Aim: Set down the data below from its first line to the line holding "SBO: 5° RF PHASE", inclusive; omit all pictures.

Dataset section:
+ + + + + + +

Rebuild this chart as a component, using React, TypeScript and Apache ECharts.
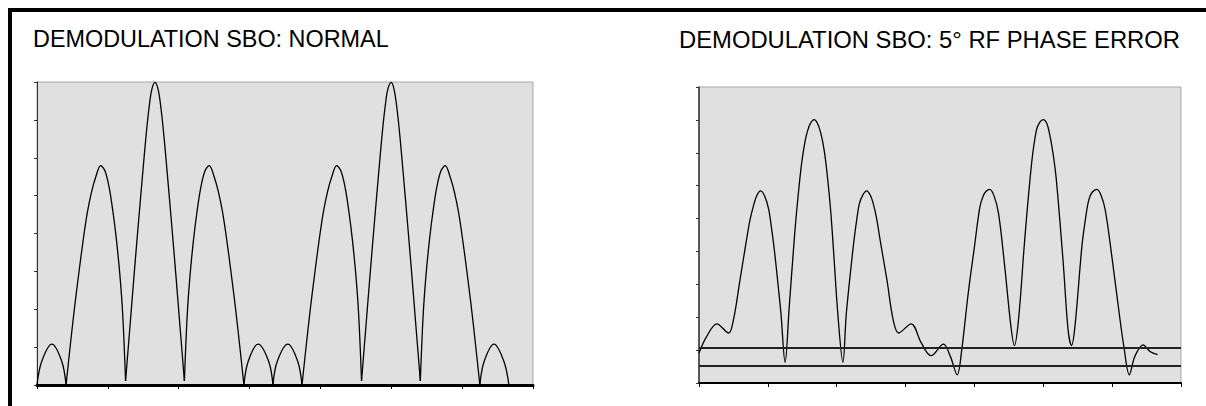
import React, { useEffect, useRef } from "react";
import * as echarts from "echarts";

const titleNormal = "DEMODULATION SBO: NORMAL";
const titlePhase = "DEMODULATION SBO: 5° RF PHASE ERROR";

// Left chart: normal demodulation, one array per lobe (x in tick units, y in tick units)
const normalLobeA = [[0, 0], [0.066, 0.62], [0.21, 1.08], [0.35, 0.62], [0.41, 0]];
const normalLobe1 = [[0.41, 0], [0.47, 1.05], [0.53, 2.05], [0.59, 2.95], [0.65, 3.8], [0.71, 4.55], [0.77, 5.1], [0.83, 5.5], [0.9, 5.79], [0.96, 5.65], [1.02, 5.2], [1.07, 4.6], [1.12, 3.85], [1.17, 2.9], [1.21, 1.85], [1.25, 0.11]];
const normalLobe2 = [[1.25, 0.11], [1.31, 1.5], [1.37, 2.9], [1.43, 4.25], [1.49, 5.55], [1.54, 6.6], [1.58, 7.3], [1.62, 7.8], [1.665, 7.99], [1.71, 7.8], [1.75, 7.3], [1.79, 6.6], [1.84, 5.55], [1.9, 4.25], [1.96, 2.9], [2.02, 1.5], [2.08, 0.11]];
const normalLobe3 = [[2.08, 0.11], [2.12, 1.85], [2.16, 2.9], [2.21, 3.85], [2.26, 4.6], [2.31, 5.2], [2.37, 5.65], [2.43, 5.79], [2.5, 5.5], [2.56, 5.1], [2.62, 4.55], [2.68, 3.8], [2.74, 2.95], [2.8, 2.05], [2.86, 1.05], [2.92, 0]];
const normalLobeB = [[2.92, 0], [2.98, 0.62], [3.12, 1.08], [3.27, 0.62], [3.33, 0]];
const normalLobeC = [[3.33, 0], [3.39, 0.62], [3.54, 1.08], [3.68, 0.62], [3.74, 0]];
const normalLobe4 = [[3.74, 0], [3.8, 1.05], [3.86, 2.05], [3.92, 2.95], [3.98, 3.8], [4.04, 4.55], [4.1, 5.1], [4.16, 5.5], [4.23, 5.79], [4.29, 5.65], [4.35, 5.2], [4.4, 4.6], [4.45, 3.85], [4.5, 2.9], [4.54, 1.85], [4.58, 0.11]];
const normalLobe5 = [[4.58, 0.11], [4.64, 1.5], [4.7, 2.9], [4.76, 4.25], [4.82, 5.55], [4.87, 6.6], [4.91, 7.3], [4.95, 7.8], [5.0, 7.99], [5.04, 7.8], [5.08, 7.3], [5.12, 6.6], [5.17, 5.55], [5.23, 4.25], [5.29, 2.9], [5.35, 1.5], [5.41, 0.11]];
const normalLobe6 = [[5.41, 0.11], [5.45, 1.85], [5.49, 2.9], [5.54, 3.85], [5.59, 4.6], [5.64, 5.2], [5.7, 5.65], [5.76, 5.79], [5.83, 5.5], [5.89, 5.1], [5.95, 4.55], [6.01, 3.8], [6.07, 2.95], [6.13, 2.05], [6.19, 1.05], [6.25, 0]];
const normalLobeD = [[6.25, 0], [6.31, 0.62], [6.45, 1.08], [6.59, 0.62], [6.66, 0]];
const normalLobes = [normalLobeA, normalLobe1, normalLobe2, normalLobe3, normalLobeB, normalLobeC, normalLobe4, normalLobe5, normalLobe6, normalLobeD];

// Right chart: 5° RF phase error
const phaseErrorLeft = [
  [0, 0.91], [0.11, 1.41], [0.26, 1.8], [0.43, 1.52], [0.5, 1.92], [0.595, 3.13], [0.69, 4.35], [0.74, 4.95],
  [0.79, 5.38], [0.84, 5.7], [0.895, 5.84], [0.95, 5.7], [1.01, 5.3], [1.06, 4.6], [1.1, 3.94], [1.15, 2.95],
  [1.19, 2.12], [1.25, 0.63], [1.31, 2.3], [1.39, 4.55], [1.44, 5.7], [1.49, 6.67], [1.54, 7.35], [1.58, 7.69],
  [1.62, 7.9], [1.67, 8.01], [1.72, 7.9], [1.77, 7.59], [1.82, 7.05], [1.86, 6.37], [1.91, 5.3], [1.95, 4.14],
  [2.02, 2.0], [2.09, 0.63], [2.14, 2.12], [2.24, 4.14], [2.29, 4.95], [2.33, 5.46], [2.38, 5.72], [2.435, 5.84],
  [2.49, 5.7], [2.53, 5.46], [2.58, 5.0], [2.63, 4.35], [2.73, 3.13], [2.82, 1.92], [2.9, 1.52],
];
const phaseErrorMiddle = [
  [3.08, 1.8], [3.23, 1.21], [3.37, 0.83], [3.55, 1.18], [3.65, 0.81],
];
const phaseErrorRight = [
  [3.75, 0.25], [3.81, 0.91], [3.91, 2.73], [4.0, 4.14], [4.08, 5.36], [4.13, 5.7], [4.17, 5.83], [4.22, 5.89],
  [4.28, 5.72], [4.35, 5.16], [4.44, 3.54], [4.53, 1.72], [4.58, 1.14], [4.64, 1.92], [4.73, 4.35], [4.83, 6.67],
  [4.9, 7.69], [4.95, 7.93], [5.0, 8.01], [5.05, 7.9], [5.09, 7.59], [5.14, 7.0], [5.19, 6.17], [5.29, 3.64],
  [5.36, 1.62], [5.41, 1.14], [5.46, 1.72], [5.56, 4.14], [5.61, 4.95], [5.66, 5.56], [5.71, 5.8], [5.78, 5.89],
  [5.84, 5.7], [5.9, 5.26], [5.99, 3.94], [6.09, 2.32], [6.17, 1.11], [6.25, 0.25], [6.33, 0.81], [6.45, 1.16],
  [6.55, 0.96], [6.66, 0.86],
];
const phaseErrorCurve = [...phaseErrorLeft, ...phaseErrorMiddle, ...phaseErrorRight];
const phaseRefLines = [1.06, 0.53];

const xRange = [0, 7];
const yRangeNormal = [0, 8];
const yRangePhase = [0, 9];

const FONT = '"Liberation Sans", Arial, Helvetica, sans-serif';

function buildOption() {
  const titleStyle = { fontSize: 23.4, fontWeight: "normal" as const, fontFamily: FONT, color: "#000" };
  const curveStyle = { color: "#000", width: 1.3 };
  const leftSeries = normalLobes.map((lobe) => ({
    type: "line" as const,
    xAxisIndex: 0,
    yAxisIndex: 0,
    data: lobe,
    smooth: 0.35,
    symbol: "none",
    lineStyle: curveStyle,
    silent: true,
  }));
  const makeX = (gridIndex: number, lw: number) => ({
    type: "value" as const,
    gridIndex,
    min: xRange[0],
    max: xRange[1],
    interval: 1,
    axisLine: { show: true, onZero: false, lineStyle: { color: "#000", width: lw } },
    axisTick: { show: true, length: 4, lineStyle: { color: "#000", width: 1 } },
    axisLabel: { show: false },
    splitLine: { show: false },
  });
  const makeY = (gridIndex: number, range: number[], lw: number) => ({
    type: "value" as const,
    gridIndex,
    min: range[0],
    max: range[1],
    interval: 1,
    axisLine: { show: true, onZero: false, lineStyle: { color: "#333", width: lw } },
    axisTick: { show: true, length: 3, lineStyle: { color: "#333", width: 1 } },
    axisLabel: { show: false },
    splitLine: { show: false },
  });
  return {
    animation: false,
    backgroundColor: "#fff",
    title: [
      { text: titleNormal, left: 33, top: 27, padding: 0, textStyle: titleStyle },
      { text: titlePhase, left: 679, top: 27, padding: 0, textStyle: { ...titleStyle, fontSize: 23.8 } },
    ],
    graphic: [
      { type: "line", shape: { x1: 8, y1: 10, x2: 1206, y2: 10 }, style: { stroke: "#000", lineWidth: 4 } },
      { type: "line", shape: { x1: 10, y1: 8, x2: 10, y2: 406 }, style: { stroke: "#000", lineWidth: 4 } },
    ],
    grid: [
      { left: 37, top: 82, width: 496, height: 303, show: true, backgroundColor: "#e0e0e0", borderColor: "#a8a8a8", borderWidth: 1 },
      { left: 699, top: 87, width: 482, height: 296, show: true, backgroundColor: "#e0e0e0", borderColor: "#a8a8a8", borderWidth: 1 },
    ],
    xAxis: [makeX(0, 3), makeX(1, 2)],
    yAxis: [makeY(0, yRangeNormal, 1), makeY(1, yRangePhase, 1.5)],
    series: [
      ...leftSeries,
      {
        type: "line",
        xAxisIndex: 1,
        yAxisIndex: 1,
        data: phaseErrorCurve,
        smooth: 0.35,
        symbol: "none",
        lineStyle: curveStyle,
        silent: true,
        markLine: {
          silent: true,
          symbol: "none",
          label: { show: false },
          lineStyle: { color: "#222", width: 2, type: "solid" },
          data: phaseRefLines.map((v) => ({ yAxis: v })),
        },
      },
    ],
  };
}

export default function App() {
  const ref = useRef<HTMLDivElement>(null);
  useEffect(() => {
    document.body.style.margin = "0";
    const chart = echarts.init(ref.current!, null, { renderer: "svg" });
    chart.setOption(buildOption() as any);
    return () => chart.dispose();
  }, []);
  return <div ref={ref} style={{ width: 1206, height: 406 }} />;
}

+ + + + + + +

Response:
Rebuild this chart as a component, using React, TypeScript and Apache ECharts.
import React, { useEffect, useRef } from "react";
import * as echarts from "echarts";

const titleNormal = "DEMODULATION SBO: NORMAL";
const titlePhase = "DEMODULATION SBO: 5° RF PHASE ERROR";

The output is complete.